EXERCISE DESCRIPTION :: Output each line exactly as it appears, skipping any embedded picture.

SUPPLIED MATERIAL ::
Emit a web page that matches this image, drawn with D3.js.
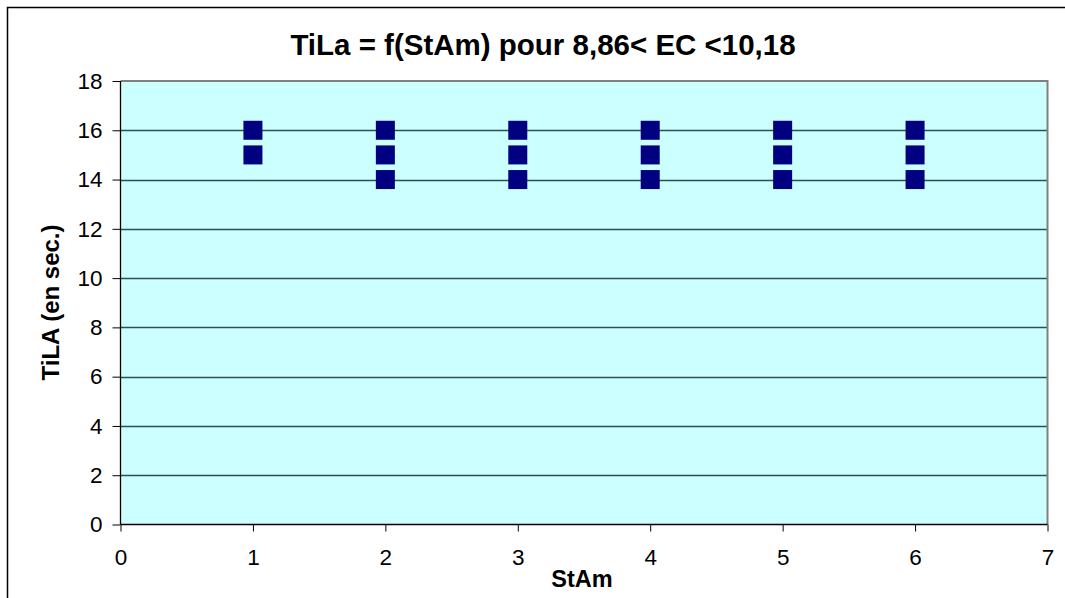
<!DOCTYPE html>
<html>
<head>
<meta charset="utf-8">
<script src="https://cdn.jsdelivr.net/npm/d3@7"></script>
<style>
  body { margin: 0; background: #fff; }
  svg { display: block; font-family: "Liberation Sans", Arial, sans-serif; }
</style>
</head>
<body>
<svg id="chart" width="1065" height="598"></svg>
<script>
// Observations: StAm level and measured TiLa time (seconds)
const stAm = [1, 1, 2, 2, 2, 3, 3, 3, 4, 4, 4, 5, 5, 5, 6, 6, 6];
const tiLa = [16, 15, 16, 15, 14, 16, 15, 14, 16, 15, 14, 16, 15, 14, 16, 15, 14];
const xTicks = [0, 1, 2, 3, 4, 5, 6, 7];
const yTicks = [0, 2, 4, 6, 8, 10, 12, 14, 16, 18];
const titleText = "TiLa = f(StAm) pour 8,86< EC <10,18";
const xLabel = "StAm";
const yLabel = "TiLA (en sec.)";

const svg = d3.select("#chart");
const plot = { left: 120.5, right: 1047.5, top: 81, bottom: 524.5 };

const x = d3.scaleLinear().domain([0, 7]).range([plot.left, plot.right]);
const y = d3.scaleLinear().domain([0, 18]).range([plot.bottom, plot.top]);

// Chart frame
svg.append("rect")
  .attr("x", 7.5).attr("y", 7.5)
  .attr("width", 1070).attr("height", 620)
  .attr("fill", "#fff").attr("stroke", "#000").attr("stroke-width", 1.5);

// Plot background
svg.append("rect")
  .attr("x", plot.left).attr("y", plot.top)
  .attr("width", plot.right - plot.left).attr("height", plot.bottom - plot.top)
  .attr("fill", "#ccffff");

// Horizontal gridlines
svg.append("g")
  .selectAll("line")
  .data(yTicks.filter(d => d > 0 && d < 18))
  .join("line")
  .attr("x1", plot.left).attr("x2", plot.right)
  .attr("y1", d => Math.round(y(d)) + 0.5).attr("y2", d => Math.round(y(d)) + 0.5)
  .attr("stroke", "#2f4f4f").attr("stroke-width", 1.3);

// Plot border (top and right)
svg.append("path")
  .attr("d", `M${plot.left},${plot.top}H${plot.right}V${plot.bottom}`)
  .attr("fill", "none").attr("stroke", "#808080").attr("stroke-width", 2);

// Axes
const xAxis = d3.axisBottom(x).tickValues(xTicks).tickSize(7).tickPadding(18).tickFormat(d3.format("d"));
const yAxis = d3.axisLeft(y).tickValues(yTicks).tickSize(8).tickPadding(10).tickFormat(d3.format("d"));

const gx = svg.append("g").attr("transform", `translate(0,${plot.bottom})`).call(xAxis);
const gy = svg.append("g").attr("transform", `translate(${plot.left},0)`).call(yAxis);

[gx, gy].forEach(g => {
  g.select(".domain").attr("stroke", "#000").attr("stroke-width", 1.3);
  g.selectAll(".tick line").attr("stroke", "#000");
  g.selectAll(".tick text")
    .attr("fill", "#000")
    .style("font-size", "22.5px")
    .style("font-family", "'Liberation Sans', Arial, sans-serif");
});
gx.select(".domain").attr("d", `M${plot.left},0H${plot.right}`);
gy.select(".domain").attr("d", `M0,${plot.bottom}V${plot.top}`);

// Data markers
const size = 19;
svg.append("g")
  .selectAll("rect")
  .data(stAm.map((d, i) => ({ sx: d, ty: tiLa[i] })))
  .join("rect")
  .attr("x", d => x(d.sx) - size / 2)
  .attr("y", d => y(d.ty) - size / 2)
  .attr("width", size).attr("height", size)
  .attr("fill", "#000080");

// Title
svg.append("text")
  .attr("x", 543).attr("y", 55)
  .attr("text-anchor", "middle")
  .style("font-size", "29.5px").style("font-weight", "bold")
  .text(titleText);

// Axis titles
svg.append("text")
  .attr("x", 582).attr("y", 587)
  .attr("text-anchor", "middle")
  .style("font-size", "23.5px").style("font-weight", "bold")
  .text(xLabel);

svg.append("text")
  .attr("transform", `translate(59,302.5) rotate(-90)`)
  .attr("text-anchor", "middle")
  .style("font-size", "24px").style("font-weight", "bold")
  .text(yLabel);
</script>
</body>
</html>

WRITTEN ANSWER ::
Emit a web page that matches this image, drawn with D3.js.
<!DOCTYPE html>
<html>
<head>
<meta charset="utf-8">
<script src="https://cdn.jsdelivr.net/npm/d3@7"></script>
<style>
  body { margin: 0; background: #fff; }
  svg { display: block; font-family: "Liberation Sans", Arial, sans-serif; }
</style>
</head>
<body>
<svg id="chart" width="1065" height="598"></svg>
<script>
// Observations: StAm level and measured TiLa time (seconds)
const stAm = [1, 1, 2, 2, 2, 3, 3, 3, 4, 4, 4, 5, 5, 5, 6, 6, 6];
const tiLa = [16, 15, 16, 15, 14, 16, 15, 14, 16, 15, 14, 16, 15, 14, 16, 15, 14];
const xTicks = [0, 1, 2, 3, 4, 5, 6, 7];
const yTicks = [0, 2, 4, 6, 8, 10, 12, 14, 16, 18];
const titleText = "TiLa = f(StAm) pour 8,86< EC <10,18";
const xLabel = "StAm";
const yLabel = "TiLA (en sec.)";

const svg = d3.select("#chart");
const plot = { left: 120.5, right: 1047.5, top: 81, bottom: 524.5 };

const x = d3.scaleLinear().domain([0, 7]).range([plot.left, plot.right]);
const y = d3.scaleLinear().domain([0, 18]).range([plot.bottom, plot.top]);

// Chart frame
svg.append("rect")
  .attr("x", 7.5).attr("y", 7.5)
  .attr("width", 1070).attr("height", 620)
  .attr("fill", "#fff").attr("stroke", "#000").attr("stroke-width", 1.5);

// Plot background
svg.append("rect")
  .attr("x", plot.left).attr("y", plot.top)
  .attr("width", plot.right - plot.left).attr("height", plot.bottom - plot.top)
  .attr("fill", "#ccffff");

// Horizontal gridlines
svg.append("g")
  .selectAll("line")
  .data(yTicks.filter(d => d > 0 && d < 18))
  .join("line")
  .attr("x1", plot.left).attr("x2", plot.right)
  .attr("y1", d => Math.round(y(d)) + 0.5).attr("y2", d => Math.round(y(d)) + 0.5)
  .attr("stroke", "#2f4f4f").attr("stroke-width", 1.3);

// Plot border (top and right)
svg.append("path")
  .attr("d", `M${plot.left},${plot.top}H${plot.right}V${plot.bottom}`)
  .attr("fill", "none").attr("stroke", "#808080").attr("stroke-width", 2);

// Axes
const xAxis = d3.axisBottom(x).tickValues(xTicks).tickSize(7).tickPadding(18).tickFormat(d3.format("d"));
const yAxis = d3.axisLeft(y).tickValues(yTicks).tickSize(8).tickPadding(10).tickFormat(d3.format("d"));

const gx = svg.append("g").attr("transform", `translate(0,${plot.bottom})`).call(xAxis);
const gy = svg.append("g").attr("transform", `translate(${plot.left},0)`).call(yAxis);

[gx, gy].forEach(g => {
  g.select(".domain").attr("stroke", "#000").attr("stroke-width", 1.3);
  g.selectAll(".tick line").attr("stroke", "#000");
  g.selectAll(".tick text")
    .attr("fill", "#000")
    .style("font-size", "22.5px")
    .style("font-family", "'Liberation Sans', Arial, sans-serif");
});
gx.select(".domain").attr("d", `M${plot.left},0H${plot.right}`);
gy.select(".domain").attr("d", `M0,${plot.bottom}V${plot.top}`);

// Data markers
const size = 19;
svg.append("g")
  .selectAll("rect")
  .data(stAm.map((d, i) => ({ sx: d, ty: tiLa[i] })))
  .join("rect")
  .attr("x", d => x(d.sx) - size / 2)
  .attr("y", d => y(d.ty) - size / 2)
  .attr("width", size).attr("height", size)
  .attr("fill", "#000080");

// Title
svg.append("text")
  .attr("x", 543).attr("y", 55)
  .attr("text-anchor", "middle")
  .style("font-size", "29.5px").style("font-weight", "bold")
  .text(titleText);

// Axis titles
svg.append("text")
  .attr("x", 582).attr("y", 587)
  .attr("text-anchor", "middle")
  .style("font-size", "23.5px").style("font-weight", "bold")
  .text(xLabel);

svg.append("text")
  .attr("transform", `translate(59,302.5) rotate(-90)`)
  .attr("text-anchor", "middle")
  .style("font-size", "24px").style("font-weight", "bold")
  .text(yLabel);
</script>
</body>
</html>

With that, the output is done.